While many sports fans around Australia fail to connect with the Winter Olympics, one Maitland woman simply can’t get enough of the action in Sochi.
Toy Martin has been glued to the television screen during the last week or so watching athletes from around the world strut their stuff on a snow-covered sporting stage.
But besides being a self-confessed sports tragic, Martin relates to these Games well beyond the role of spectator.
Once upon a time, “back in the dark ages” as she puts it, Martin was a competitor at the colder version of the famed five-ringed event.
It was 1968 and Martin travelled to the French city of Grenoble, located in the south-east of the European nation, and represented the US in speed skating.
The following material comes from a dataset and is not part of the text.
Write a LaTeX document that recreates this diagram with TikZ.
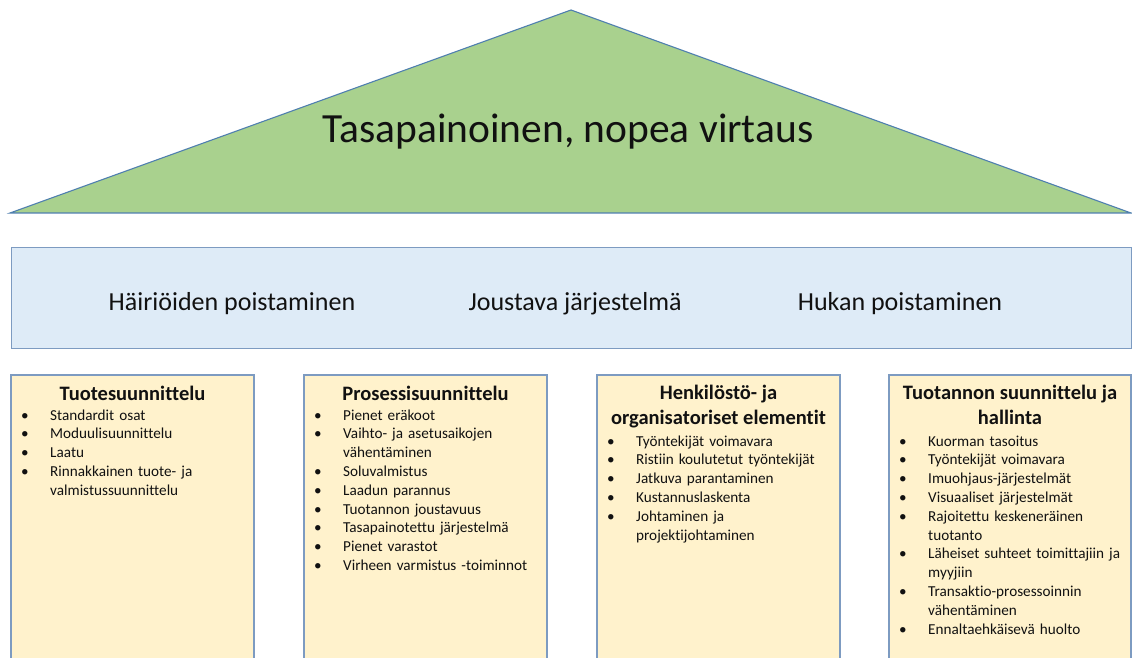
\documentclass[tikz,border=0pt]{standalone}
\usepackage{fontspec}
\setmainfont{Carlito}[Ligatures=NoCommon]
\definecolor{roofgreen}{HTML}{A9D18E}
\definecolor{roofline}{HTML}{4F7FAF}
\definecolor{bandfill}{HTML}{DEEBF7}
\definecolor{boxline}{HTML}{7D9BC1}
\definecolor{pillarfill}{HTML}{FFF2CC}
\definecolor{ink}{HTML}{111111}
% one bulleted entry: bullet in a fixed-width slot, wrapped lines hang under the text
\newcommand{\bitem}[1]{\par\hangindent=30pt\hangafter=1\noindent\rule{0pt}{12pt}\makebox[30pt][l]{\hspace{1pt}\textbullet}#1}
\tikzset{
  roof/.style={fill=roofgreen, draw=roofline, line width=1.1pt, line join=miter},
  band/.style={fill=bandfill, draw=boxline, line width=1.3pt},
  pillar/.style={fill=pillarfill, draw=boxline, line width=1.3pt},
  bandtext/.style={anchor=base, inner sep=0pt, text=ink, font=\fontsize{26}{31}\selectfont},
  pillartitle/.style={anchor=base, inner sep=0pt, text=ink, align=center, font=\bfseries\fontsize{20.5}{25}\selectfont},
  itemlist/.style={anchor=north west, inner sep=0pt, text=ink, text width=240pt, align=left, font=\fontsize{15.2}{18.8}\selectfont},
}
\begin{document}
\begin{tikzpicture}[x=1pt, y=1pt]
\useasboundingbox (0,0) rectangle (1132,657);
\fill[white] (0,0) rectangle (1132,657);

% roof
\coordinate (rl) at (10,444);
\coordinate (rr) at (1131,444);
\coordinate (ra) at (571,647);
\draw[roof] (rl) -- (ra) -- (rr) -- cycle;
\node[anchor=base, inner sep=0pt, text=ink, font=\fontsize{41.5}{50}\selectfont] (roofTitle) at (568,514) {Tasapainoinen, nopea virtaus};

% band
\node[band, anchor=south west, minimum width=1120pt, minimum height=101pt, inner sep=0pt] (bandBox) at (11,308) {};
\node[bandtext] (b1) at (232,347) {Häiriöiden poistaminen};
\node[bandtext] (b2) at (575,347) {Joustava järjestelmä};
\node[bandtext] (b3) at (900,347) {Hukan poistaminen};

% pillars
\draw[pillar] (11,-10) rectangle (254,282);
\draw[pillar] (304,-10) rectangle (547,282);
\draw[pillar] (597,-10) rectangle (840,282);
\draw[pillar] (889,-10) rectangle (1131,282);

\node[pillartitle] (t1) at (132.5,257) {Tuotesuunnittelu};
\node[pillartitle] (t2) at (425.5,257) {Prosessisuunnittelu};
\node[pillartitle] (t3) at (718.5,233) {Henkilöstö- ja\\organisatoriset elementit};
\node[pillartitle] (t4) at (1010,233) {Tuotannon suunnittelu ja\\hallinta};

\node[itemlist] (l1) at (20,256) {%
\bitem{Standardit osat}
\bitem{Moduulisuunnittelu}
\bitem{Laatu}
\bitem{Rinnakkainen tuote- ja\newline valmistussuunnittelu}\par};

\node[itemlist] (l2) at (313,256) {%
\bitem{Pienet eräkoot}
\bitem{Vaihto- ja asetusaikojen\newline vähentäminen}
\bitem{Soluvalmistus}
\bitem{Laadun parannus}
\bitem{Tuotannon joustavuus}
\bitem{Tasapainotettu järjestelmä}
\bitem{Pienet varastot}
\bitem{Virheen varmistus -toiminnot}\par};

\node[itemlist] (l3) at (606,230) {%
\bitem{Työntekijät voimavara}
\bitem{Ristiin koulutetut työntekijät}
\bitem{Jatkuva parantaminen}
\bitem{Kustannuslaskenta}
\bitem{Johtaminen ja\newline projektijohtaminen}\par};

\node[itemlist] (l4) at (898,230) {%
\bitem{Kuorman tasoitus}
\bitem{Työntekijät voimavara}
\bitem{Imuohjaus-järjestelmät}
\bitem{Visuaaliset järjestelmät}
\bitem{Rajoitettu keskeneräinen\newline tuotanto}
\bitem{Läheiset suhteet toimittajiin ja\newline myyjiin}
\bitem{Transaktio-prosessoinnin\newline vähentäminen}
\bitem{Ennaltaehkäisevä huolto}\par};
\end{tikzpicture}
\end{document}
She finished 14th in the women’s 3000 metres and completed the course in a personal best time, improving her previous mark by more than 25 seconds, but there was more to the experience than just sport.
“It was great and I think in those days we didn’t travel as much as what everybody does now,” she said. “When I first went to Norway [at the end of 1965] . . . in my home town, which was quite small and surrounded by farmland, the only people who had been to Norway had been in the war, or to Germany in World War II or like my father in the Pacific.
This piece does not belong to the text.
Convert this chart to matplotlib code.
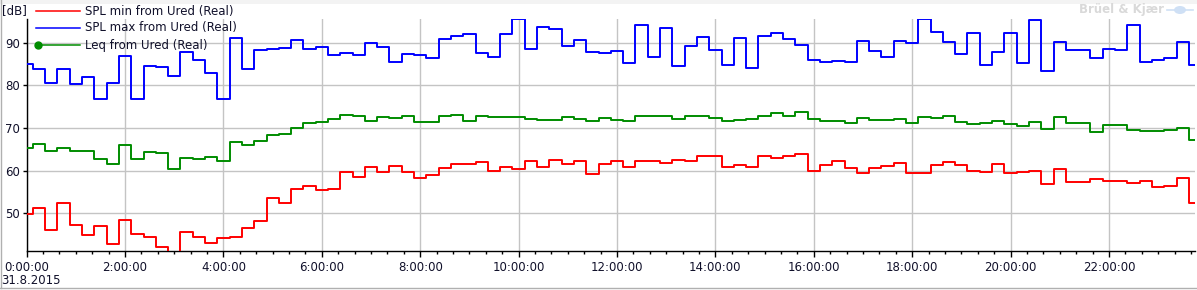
import numpy as np
import matplotlib
matplotlib.use("Agg")
import matplotlib.pyplot as plt
from matplotlib.ticker import MultipleLocator, FuncFormatter
from matplotlib.lines import Line2D
from matplotlib.patches import Rectangle, Ellipse

# ---- data (15-minute intervals, 31.8.2015, hours since 0:00) ----
step_hours = 0.25
spl_max = [85.1, 83.9, 80.6, 83.9, 80.3, 82.0, 76.7, 80.6, 86.9, 76.8,
           84.5, 84.4, 82.2, 87.9, 85.9, 83.0, 76.8, 91.1, 83.9, 88.4,
           88.6, 88.8, 90.7, 88.6, 89.1, 87.2, 87.6, 87.2, 90.0, 89.1,
           85.6, 87.4, 87.2, 86.5, 90.9, 91.6, 92.0, 87.7, 86.7, 92.0,
           95.6, 88.6, 93.8, 93.3, 89.3, 90.7, 87.9, 87.6, 88.1, 85.3,
           94.2, 86.7, 93.5, 84.6, 89.3, 91.4, 88.4, 84.8, 91.1, 84.1,
           91.6, 92.4, 90.9, 89.5, 86.0, 85.6, 85.8, 85.4, 90.5, 88.1,
           86.7, 90.5, 90.0, 95.6, 92.6, 90.2, 87.4, 92.4, 84.8, 87.9,
           92.4, 85.3, 95.4, 83.4, 90.2, 88.4, 88.4, 86.5, 88.6, 88.4,
           94.2, 85.5, 86.0, 86.5, 90.2, 84.8]
leq = [65.2, 66.2, 64.6, 65.2, 64.6, 64.6, 62.7, 61.5, 66.0, 62.7,
       64.4, 64.1, 60.4, 62.9, 62.7, 63.2, 62.2, 66.7, 66.0, 66.9,
       68.4, 68.6, 70.0, 71.2, 71.4, 72.1, 73.1, 72.7, 71.6, 72.6,
       72.3, 72.8, 71.4, 71.4, 72.8, 73.1, 71.6, 72.8, 72.6, 72.6,
       72.6, 72.1, 71.9, 71.9, 72.6, 72.1, 71.6, 72.4, 71.9, 71.6,
       72.9, 72.9, 72.9, 72.1, 72.9, 72.9, 72.4, 71.6, 71.9, 72.1,
       72.7, 73.5, 72.8, 73.8, 72.1, 71.6, 71.6, 71.2, 72.4, 71.9,
       71.9, 72.1, 71.2, 72.6, 72.4, 72.8, 71.4, 70.9, 71.2, 71.6,
       70.9, 70.5, 71.4, 69.8, 72.6, 71.2, 71.2, 69.1, 70.7, 70.7,
       69.5, 69.3, 69.3, 69.5, 70.0, 67.2]
spl_min = [49.8, 51.2, 46.0, 52.4, 47.2, 44.8, 46.9, 42.7, 48.4, 45.1,
           44.4, 42.1, 40.5, 45.5, 44.4, 42.9, 44.1, 44.4, 46.5, 48.1,
           53.5, 52.4, 55.6, 56.4, 55.4, 55.6, 59.7, 58.5, 60.8, 59.6,
           61.1, 59.6, 58.2, 58.9, 60.6, 61.5, 61.5, 62.0, 59.9, 60.8,
           60.4, 62.2, 60.8, 62.5, 61.5, 62.2, 59.2, 61.5, 62.2, 60.8,
           62.2, 62.2, 61.8, 62.5, 62.2, 63.4, 63.4, 60.8, 61.3, 60.8,
           63.4, 62.9, 63.4, 63.9, 59.9, 61.3, 62.2, 60.6, 59.4, 60.6,
           61.1, 61.8, 59.4, 59.4, 61.3, 62.0, 61.3, 59.9, 59.6, 61.5,
           59.4, 59.6, 59.9, 56.8, 60.4, 57.3, 57.3, 58.0, 57.5, 57.5,
           57.1, 57.5, 56.1, 56.4, 58.2, 52.3]
series_labels = ["SPL min from Ured (Real)", "SPL max from Ured (Real)",
                 "Leq from Ured (Real)"]
y_ticks = [50, 60, 70, 80, 90]
date_label = "31.8.2015"
unit_label = "[dB]"

hours = np.arange(len(spl_max)) * step_hours

W, H = 1197, 290
fig = plt.figure(figsize=(W / 100, H / 100), dpi=100)
fig.patch.set_facecolor("white")

x0, x1 = 26.7, 1195.0
y_top, y_bot = 18.5, 251.0
ax = fig.add_axes([x0 / W, (H - y_bot) / H, (x1 - x0) / W, (y_bot - y_top) / H])

RED, BLUE, GREEN = "#ff0000", "#0000ff", "#008c00"
lw = 1.4
ax.step(hours, spl_min, where="mid", color=RED, lw=lw, zorder=3)
ax.step(hours, spl_max, where="mid", color=BLUE, lw=lw, zorder=3)
ax.step(hours, leq, where="mid", color=GREEN, lw=lw, zorder=3)

ax.set_xlim(0, 23.75)
ax.set_ylim(41.1, 95.7)

ax.set_yticks(y_ticks)
ax.xaxis.set_major_locator(MultipleLocator(2))
ax.xaxis.set_minor_locator(MultipleLocator(1 / 3))
ax.xaxis.set_major_formatter(FuncFormatter(lambda v, p: f"{int(round(v))}:00:00"))

txt_color = "#10102a"
ax.tick_params(axis="x", which="major", length=4, width=1, color="black",
               labelsize=8.5, labelcolor=txt_color, pad=3)
ax.tick_params(axis="x", which="minor", length=2.3, width=1, color="black")
ax.tick_params(axis="y", which="major", length=3, width=1, color="black",
               labelsize=8.5, labelcolor=txt_color, pad=2)

ax.grid(True, which="major", color="#c4c4c4", lw=1.0, zorder=0)
ax.set_axisbelow(True)
for s in ["top", "right"]:
    ax.spines[s].set_visible(False)
for s in ["left", "bottom"]:
    ax.spines[s].set_color("black")
    ax.spines[s].set_linewidth(1.0)
ax.patch.set_alpha(0)


def fx(px):
    return px / W


def fy(py):
    return 1 - py / H


# date label under first tick
fig.text(fx(1), fy(280), date_label, fontsize=8.5, color=txt_color,
         ha="left", va="center")
# unit label
fig.text(fx(2), fy(11), unit_label, fontsize=8.5, color=txt_color,
         ha="left", va="center")

# legend (manual, top-left, no frame)
leg_rows = [(11, RED, False), (28, BLUE, False), (45, GREEN, True)]
for (py, col, mark), lab in zip(leg_rows, series_labels):
    fig.add_artist(Line2D([fx(36), fx(80)], [fy(py), fy(py)], color=col,
                          lw=1.1, transform=fig.transFigure))
    if mark:
        fig.add_artist(Line2D([fx(38)], [fy(py)], color=col, marker="o",
                              markersize=5, transform=fig.transFigure))
    fig.text(fx(85), fy(py), lab, fontsize=8.5, color=txt_color,
             ha="left", va="center")

# watermark
fig.text(fx(1164), fy(10), "Brüel & Kjær", fontsize=8.5, fontweight="bold",
         color="#d9d9d9", ha="right", va="center")
fig.add_artist(Ellipse((fx(1180), fy(10)), 12 / W, 8 / H,
                       transform=fig.transFigure, facecolor="#cfe0f5",
                       edgecolor="none"))
fig.add_artist(Line2D([fx(1167), fx(1193)], [fy(10), fy(10)], color="#cfe0f5",
                      lw=1.2, transform=fig.transFigure))

# frame lines of the window
fig.add_artist(Rectangle((0, fy(4)), 1, 4 / H, transform=fig.transFigure,
                         facecolor="#f3f3f3", edgecolor="none", zorder=-1))
fig.add_artist(Line2D([fx(0.5), fx(0.5)], [fy(287.5), 1], color="#b0b0b0",
                      lw=1, transform=fig.transFigure))
fig.add_artist(Line2D([0, 1], [fy(287.5), fy(287.5)], color="#b0b0b0",
                      lw=1, transform=fig.transFigure))

fig.savefig("out.png", dpi=100, facecolor="white")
“People didn’t travel that much so for me it was a wonderful opportunity to travel and I raced in Finland, Sweden, Norway and all over America.”
Not only were the Winter Olympics a ticket to travel the world but that same journey dictated much of her life, “almost by accident”.
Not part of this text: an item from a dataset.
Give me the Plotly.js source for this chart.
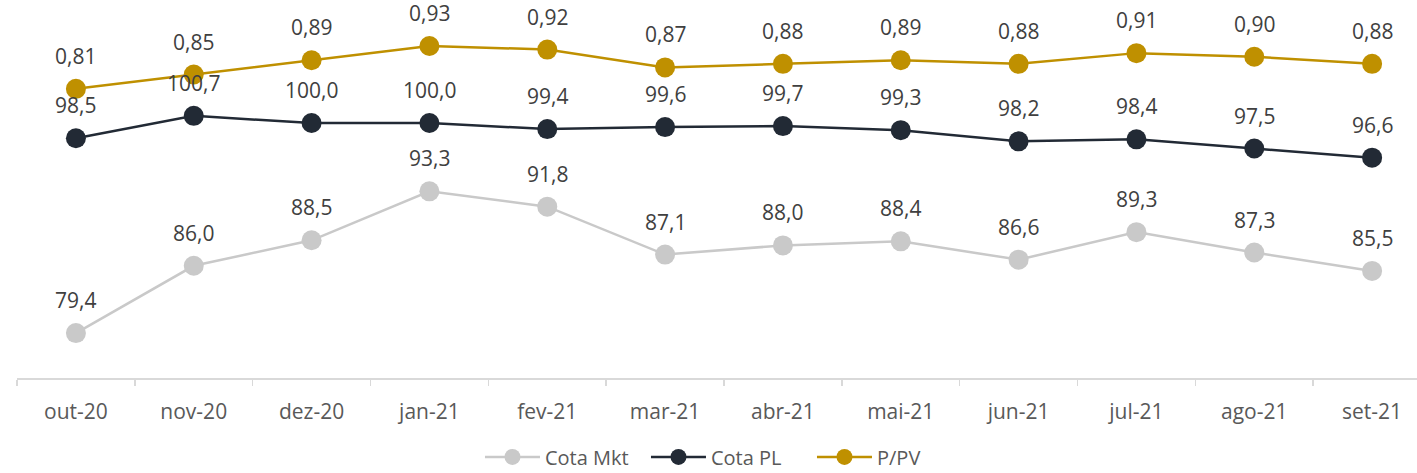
<!DOCTYPE html>
<html>
<head>
<meta charset="utf-8">
<script src="https://cdn.plot.ly/plotly-3.0.1.min.js"></script>
<style>html,body{margin:0;padding:0;background:#fff;}#chart{width:1417px;height:473px;}</style>
</head>
<body>
<div id="chart"></div>
<script>
const categories = ["out-20","nov-20","dez-20","jan-21","fev-21","mar-21","abr-21","mai-21","jun-21","jul-21","ago-21","set-21"];
const cotaMkt = [79.4, 86.0, 88.5, 93.3, 91.8, 87.1, 88.0, 88.4, 86.6, 89.3, 87.3, 85.5];
const cotaPL = [98.5, 100.7, 100.0, 100.0, 99.4, 99.6, 99.7, 99.3, 98.2, 98.4, 97.5, 96.6];
const pPV = [0.81, 0.85, 0.89, 0.93, 0.92, 0.87, 0.88, 0.89, 0.88, 0.91, 0.90, 0.88];

const FONT = "Open Sans, sans-serif";
const colMkt = "#C9C9C9", colPL = "#222A35", colPV = "#BF9000";

function fmt(v, d){ return v.toFixed(d).replace('.', ','); }

const traces = [
  {name:"Cota Mkt", x:categories, y:cotaMkt, type:"scatter", mode:"lines+markers", yaxis:"y",
   line:{color:colMkt, width:2.5}, marker:{color:colMkt, size:20}, hoverinfo:"skip"},
  {name:"Cota PL", x:categories, y:cotaPL, type:"scatter", mode:"lines+markers", yaxis:"y",
   line:{color:colPL, width:2.5}, marker:{color:colPL, size:20}, hoverinfo:"skip"},
  {name:"P/PV", x:categories, y:pPV, type:"scatter", mode:"lines+markers", yaxis:"y2",
   line:{color:colPV, width:2.5}, marker:{color:colPV, size:20}, hoverinfo:"skip"}
];

const annotations = [];
function addLabels(vals, yref, dec){
  vals.forEach((v,i)=>{
    annotations.push({x:categories[i], y:v, xref:"x", yref:yref, text:fmt(v,dec), showarrow:false,
      yshift:33, font:{family:FONT, size:21, color:"#404040"}});
  });
}
addLabels(cotaMkt, "y", 1);
addLabels(cotaPL, "y", 1);
addLabels(pPV, "y2", 2);

const layout = {
  width:1417, height:473,
  margin:{l:17, r:0, t:21, b:95, pad:0, autoexpand:false},
  paper_bgcolor:"#ffffff", plot_bgcolor:"#ffffff",
  showlegend:true,
  legend:{orientation:"h", x:0.3307, xanchor:"left", y:-0.221, yanchor:"middle",
    font:{family:FONT, size:20, color:"#595959"}, itemwidth:55, traceorder:"normal",
    entrywidth:96, entrywidthmode:"pixels", tracegroupgap:0},
  xaxis:{type:"category", range:[-0.5, 11.381], showgrid:false, zeroline:false,
    showline:true, linecolor:"#D9D9D9", linewidth:1.5,
    ticks:"outside", tickson:"boundaries", ticklen:6, tickcolor:"#D9D9D9", tickwidth:1.5,
    tickfont:{family:FONT, size:21, color:"#595959"}, ticklabelstandoff:14, automargin:false},
  yaxis:{range:[75,110], visible:false, showgrid:false, zeroline:false},
  yaxis2:{range:[0,1], overlaying:"y", side:"right", visible:false, showgrid:false, zeroline:false},
  annotations:annotations
};

Plotly.newPlot("chart", traces, layout, {displayModeBar:false, staticPlot:true});
</script>
</body>
</html>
After starting out with a pair of ice skates bought at a pawn shop by her father in Springfield, Illinois, she
graduated from figure skating to speed skating when an official rink was built a mile from her house.
Martin met her future husband while competing in Europe and pursued the Australian cross country skier Down Under after the 1968 Games.
The rest they say is history and after settling in Sydney the couple were lured to the Hunter Valley by their children’s love of horses.
Daughter Brooke lined up with Prue and Craig Barrett at Branxton while son Boyd, who went on to represent the US equestrian team at the 2012 London Olympics, linked with Heath and Rozzie Ryan at Lochinvar.
Martin is now an Australian citizen – still with a noticeable US twang in her voice – residing at Lochinvar and is the vice-captain of Maitland Ladies Golf Club.